Compartir sus vivencias con estudiantes lo ha convertido
no sólo en una figura modélica, sino en una
suerte de confidente espontáneo para los pequeños.
“Una de las experiencias más conmovedoras
la viví en una primaria de El Salado, en Iztapalapa,
muy cerca de Ciudad Neza. Al terminar la dinámica
que presenté, un niño me pidió hablar
con él, pero en privado. Me confesó ser agresor
y disfrutar al golpear a sus compañeros, pero sabía
que eso estaba mal y deseaba parar. Luego, me describió
la violencia a la que era sometido en casa y lloró
conmigo; le prometí seguir en contacto.

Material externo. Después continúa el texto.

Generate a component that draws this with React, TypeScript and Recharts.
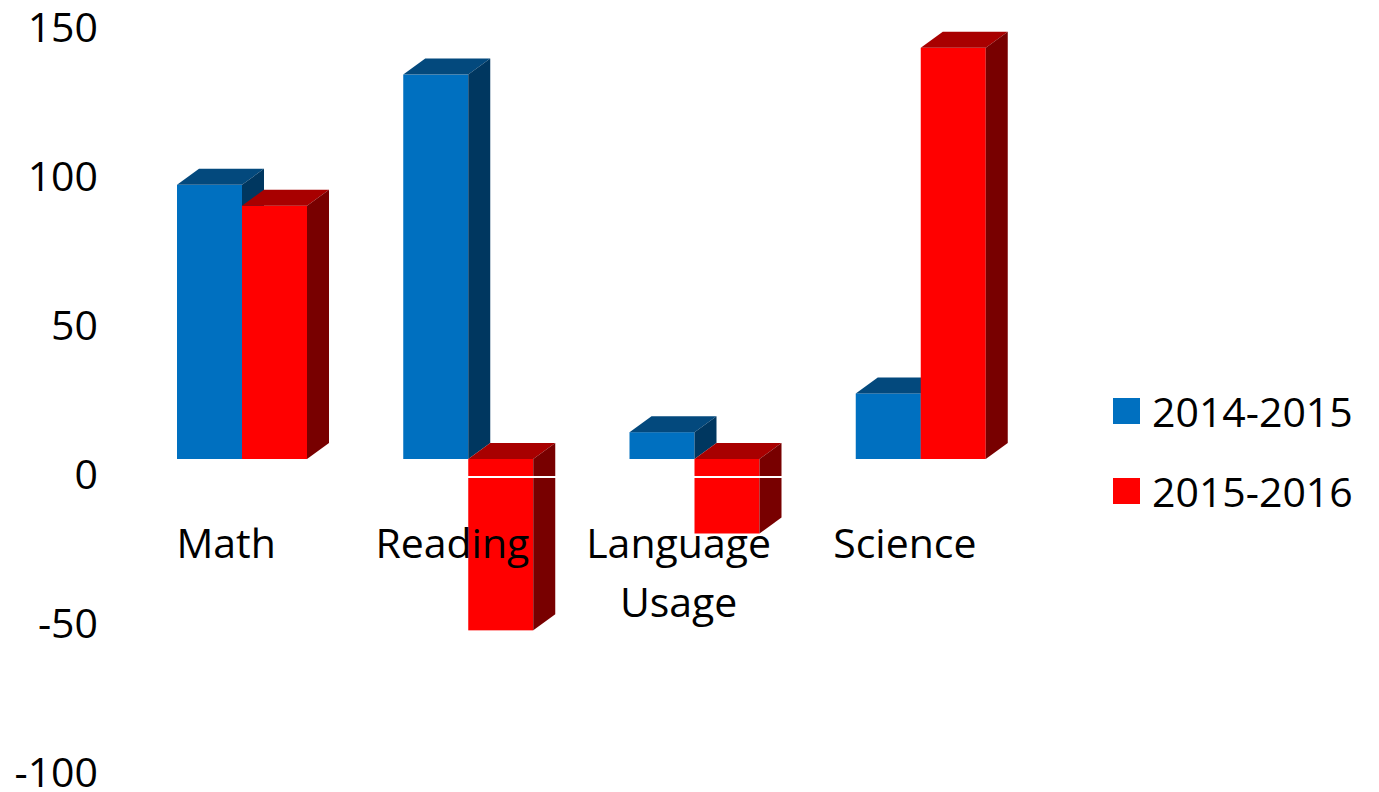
import React from "react";
import { BarChart, Bar, XAxis, YAxis, ReferenceLine, Legend } from "recharts";

const subjects = ["Math", "Reading", "Language Usage", "Science"];
const scores2014 = [92, 129, 9, 22];
const scores2015 = [85, -57.5, -25, 138];
const seriesNames = ["2014-2015", "2015-2016"];
const yTicks = [-100, -50, 0, 50, 100, 150];

const data = subjects.map((subject, i) => ({
  subject,
  y2014: scores2014[i],
  y2015: scores2015[i],
}));

const FONT = "'Open Sans', 'Liberation Sans', sans-serif";
const BLUE = { front: "#0070C0", top: "#03497D", side: "#003760" };
const RED = { front: "#FF0000", top: "#A80000", side: "#780000" };

// layout
const W = 1379;
const H = 792;
const PLOT_TOP = 27;
const PLOT_BOTTOM = 772;
const X_AXIS_H = 20;
const LEGEND_W = 266;
const ZERO_PX = PLOT_TOP + ((PLOT_BOTTOM - PLOT_TOP) * 150) / 250;
const DEPTH_X = 22;
const DEPTH_Y = 16;
// the 3d front face sits a bit above the axis plane
const LIFT = 15;
const MAX_LINE_CHARS = 10;

const Box3D = (props: any) => {
  const { x, y, width, height, colors } = props;
  if (width == null || height == null) return null;
  const top = Math.min(y, y + height) - LIFT;
  const h = Math.abs(height);
  const r = x + width;
  return (
    <g>
      <rect x={x} y={top} width={width} height={h} fill={colors.front} />
      <polygon
        points={`${x},${top} ${r},${top} ${r + DEPTH_X},${top - DEPTH_Y} ${x + DEPTH_X},${top - DEPTH_Y}`}
        fill={colors.top}
      />
      <polygon
        points={`${r},${top} ${r + DEPTH_X},${top - DEPTH_Y} ${r + DEPTH_X},${top + h - DEPTH_Y} ${r},${top + h}`}
        fill={colors.side}
      />
    </g>
  );
};

function wrapWords(label: string) {
  const lines: string[] = [];
  for (const w of label.split(" ")) {
    const last = lines[lines.length - 1];
    if (last && (last + " " + w).length <= MAX_LINE_CHARS) lines[lines.length - 1] = last + " " + w;
    else lines.push(w);
  }
  return lines;
}

const CategoryTick = ({ x, payload }: any) => {
  const lines = wrapWords(String(payload.value));
  return (
    <text
      x={x - 16}
      y={ZERO_PX + 84}
      textAnchor="middle"
      fontSize={41}
      fontFamily={FONT}
      fill="#000"
    >
      {lines.map((line, i) => (
        <tspan key={i} x={x - 16} dy={i === 0 ? 0 : 59}>
          {line}
        </tspan>
      ))}
    </text>
  );
};

const LegendBox = ({ payload }: any) => (
  <div style={{ fontFamily: FONT, fontSize: 41, color: "#000" }}>
    {(payload || []).map((p: any) => (
      <div key={p.value} style={{ display: "flex", alignItems: "center", height: 80 }}>
        <span style={{ width: 27, height: 26, background: p.color, marginRight: 12 }} />
        <span>{p.value}</span>
      </div>
    ))}
  </div>
);

export default function App() {
  return (
    <div style={{ position: "absolute", left: 0, top: 0, width: W, height: H, background: "#fff" }}>
      <BarChart
        width={W}
        height={H}
        data={data}
        margin={{ top: PLOT_TOP, right: 345 - LEGEND_W, bottom: H - PLOT_BOTTOM - X_AXIS_H, left: 0 }}
        barSize={65}
        barGap={0}
      >
        <XAxis
          dataKey="subject"
          height={X_AXIS_H}
          axisLine={false}
          tickLine={false}
          interval={0}
          tick={<CategoryTick />}
        />
        <YAxis
          domain={[-100, 150]}
          ticks={yTicks}
          interval={0}
          width={129}
          axisLine={false}
          tickLine={false}
          tickSize={0}
          tickMargin={31}
          tick={{ fontSize: 41, fontFamily: FONT, fill: "#000" }}
        />
        <Bar
          dataKey="y2014"
          name={seriesNames[0]}
          fill={BLUE.front}
          isAnimationActive={false}
          shape={(p: any) => <Box3D {...p} colors={BLUE} />}
        />
        <Bar
          dataKey="y2015"
          name={seriesNames[1]}
          fill={RED.front}
          isAnimationActive={false}
          shape={(p: any) => <Box3D {...p} colors={RED} />}
        />
        <ReferenceLine y={-1} stroke="#fff" strokeWidth={2} />
        <Legend
          layout="horizontal"
          verticalAlign="middle"
          align="right"
          content={<LegendBox />}
          wrapperStyle={{ position: "absolute", left: 1113, top: 371, width: LEGEND_W, bottom: "auto" }}
        />
      </BarChart>
    </div>
  );
}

Al terminar,
la directora del plantel se me acercó y dijo: ‘Ése
es uno de los más problemáticos, ¿qué
le dijo?’; sólo le respondí: ‘Lo
siento, profesora, eso quedará como un secreto entre
él y yo’”.
De aquella experiencia, el Tacubo llegó
a dos conclusiones; “que no hay chico malo, pues cada
uno canaliza sus energías a partir de lo que vive,
y que es preciso hablar con todos, tanto con los golpeados
como con los golpeadores. Debemos entender que todos somos
parte del problema y, también, parte de la solución”.
Reconocimiento universitario
Por su labor en las escuelas, el Tacubo obtuvo
el Premio al Servicio Social Dr. Gustavo Baz Prada,
de la UNAM. “¿Sabes lo que es subir al estrado,
donde está el rector, así, encapuchado? El
personal de seguridad no me dejaba siquiera acercarme, les
parecía extraño. No obstante, tras explicar
la razón de mi atuendo, pude hacerlo e incluso tomarme
la foto con el doctor Narro; fue directito al Face”.
Anécdotas como ésta, en torno a su
máscara, dice tener muchas. “Al llegar a una
escuela y ver la cresta galliforme, hay pequeños
que me gritan ‘¡ése mi Chicken Little!’,
‘¡ése mi Pollito Pío-Pío!’,
y cosas por el estilo, que me divierten mucho, pues forman
parte del día a día de quien debe ocultar
su rostro para hacer bien su trabajo”.
Y es que —añade— vivir dos vidas
no es fácil, y menos mantenerlas separadas. “Por
un lado, está el profesionista que trabaja y paga
sus impuestos; por otro, el personaje que sube al cuadrilátero
y va a las escuelas, y nunca dejo que estos aspectos se
mezclen. Soy de los pocos luchadores que defienden celosamente
su identidad; respeto mucho mi máscara y por eso
fui a la entrega del Baz Prada con ella, ¿cómo
no hacerlo si a través de ella veo a los ojos de
un niño?
Un mito urbano
El anonimato con que vive el Tacubo ha hecho de
él una especie de mito urbano. Playeras con su efigie
se venden en el mercado de El Chopo (“y te juro que
no son mis locales ni obtengo regalías de ello”,
bromea), en puestos callejeros y en los expendios de mercancía
pirata que se oferta al finalizar un concierto
de rock.
“Mucha gente cree que soy un personaje ficticio
y al encontrarse conmigo me preguntan ‘¿te
cae que eres real?’, ¡y claro que lo soy!
Sin embargo, esto me pasa con frecuencia. En una ocasión,
asistí así, encapuchado, a la tocada de los
20 años de Café Tacvba, y quien me vio puede
constatar que yo era quien más saltaba en las primeras
filas. Al salir, vi que una señora vendía
ropa con mi máscara estampada. ‘¿Qué
onda, jefa? Le firmo camisetas y usted regáleme
una’, le dije… No creyó que fuera yo
y sólo recibí desaires”.
Estos episodios, en vez de frustrarlo, lo hacen
constatar que vivir en el imaginario colectivo de la chilanga
banda es su mayor fortaleza, pues a partir de la fantasía
de los demás se recrea, su fama trasciende al hombre
de carne y hueso y así, para muchos, ya es, más
que un luchador de los encordados, uno de lo social.
“Aunque suene trillado, el Tacubo somos todos,
la gente es la que me construye y, al final, represento
muchas de sus aspiraciones; de ahí que funcione como
figura contra el bullying, y que los alumnos que
han asistido a mis dinámicas pasen la voz a sus conocidos,
lo que importa es transmitir el mensaje”, expone.
“A veces creo que estar presente a través
de lo que cuenta la gente acrecienta esta condición
de leyenda urbana; imagínate, si alguien te dijera
‘hay un luchador que visita las escuelas para hablar
con los niños de sus problemas’, honestamente,
¿le creerías? A mí me parecería
que eso suena a mito, pero si ello sirve para fortalecer
mi labor y a hacer de este mundo un lugar aunque sea un
poquito mejor, yo no tengo ningún problema”.